New York City’s Zuzuka Poderosa is quickly becoming the queen of baile funk/global bass thanks to a hybrid she likes to refer to as ‘Carioca Bass.’ Aptly so, she has titled her new EP after this Brazil-by-way-of-Brooklyn genre of hers.

Carioca Bass,’ released by indie tastemaker label, Little Owl Recordings, features two original tracks, “Psicodelia” and “Seda,” both produced by Bay Area producer, Kush Arora.

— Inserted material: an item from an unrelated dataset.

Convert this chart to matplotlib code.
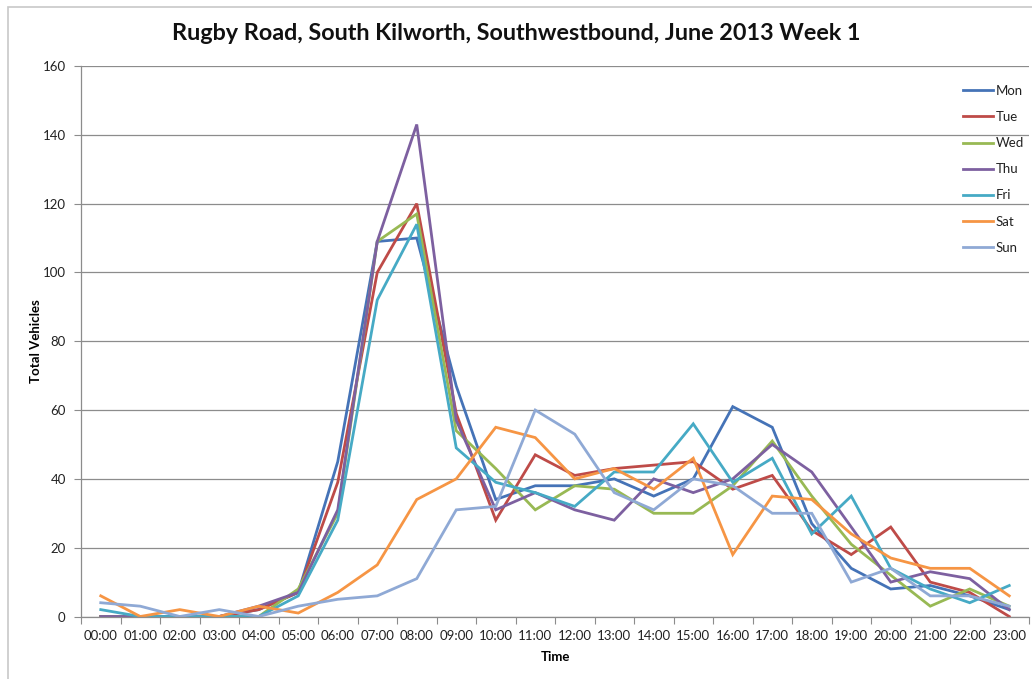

The tracks are then uniquely remixed by Rio-via-Canada’s Nego Mozambique, Miami’s Jubilee & Burt Fox, San Antonio’s Sonora, Chicago’s Chrissy Murderbot, Vancouver’s HxdB, and Malaysia’s CEE. It is truly “world wild.”

You can stream the EP via FACT Magazine, who describe the result of Zuzuka and Arora’s collaboration as a “pair of baile funk tunes that use the genre’s everything-in-the-blender ethos to subwoofer melting effect.

“The title of ‘Seda’ (Portuguese for ‘rolling papers’) is a play on words, as Zuzuka meditates on the criminalization/legalization of pot over a club-rap grinder. ‘Psicodelia’ owes more to baile funk’s Miami bass tradition, with Zuzuka rapping about fireworks that are actually blasts of favela gunfire,” they write.

Zuzuka Poderosa, who puts on an energetic, in-your-face, show, has some upcoming tour dates in the United States:

Chicago, IL – Fri, Feb 8th | Beauty Bar
San Francisco, CA – Sat, Feb 9th | Tormenta Tropical @ Elbo Room
Brooklyn, NY – Fri, Feb 15th | Public Assembly | Tickets

Born in Vitoria, Brazil, Zuzuka Poderosa grew up in Rio and spent her formative years in the West Indies. She later moved to Brooklyn, NY, to study jazz vocal improvisation and work at her poetry. For the past few years, she’s been building up the underground Baile Funk, Moombahton and Global Bass scene in New York.

The Bay Area’s Kush Arora has walked the line between culture, experimentalism, and percussive bass music for the last 15 years in San Francisco and beyond. With over 10 discs to his name and countless singles, all shades of Dub, Garage, Dancehall, and Indo-Caribbean influences merge into his unique futuristic sound.

“She sounds dangerous, intense, unhinged, and different and more experimental than the baile funk, carioca, and tropical bass vocalists I hear out there,” Arora says of Zuzuka. “She has an amazing stage presence, uncompromising attitude and intense energy that she pushes forth, and her willingness to experiment outside of the small box of samples and traditions from the Brazilian electronic movement. She has that knack to take people, propel them into motion to get down and forget about the world, but lyrically she’s not all fun and games, which is very important to me.”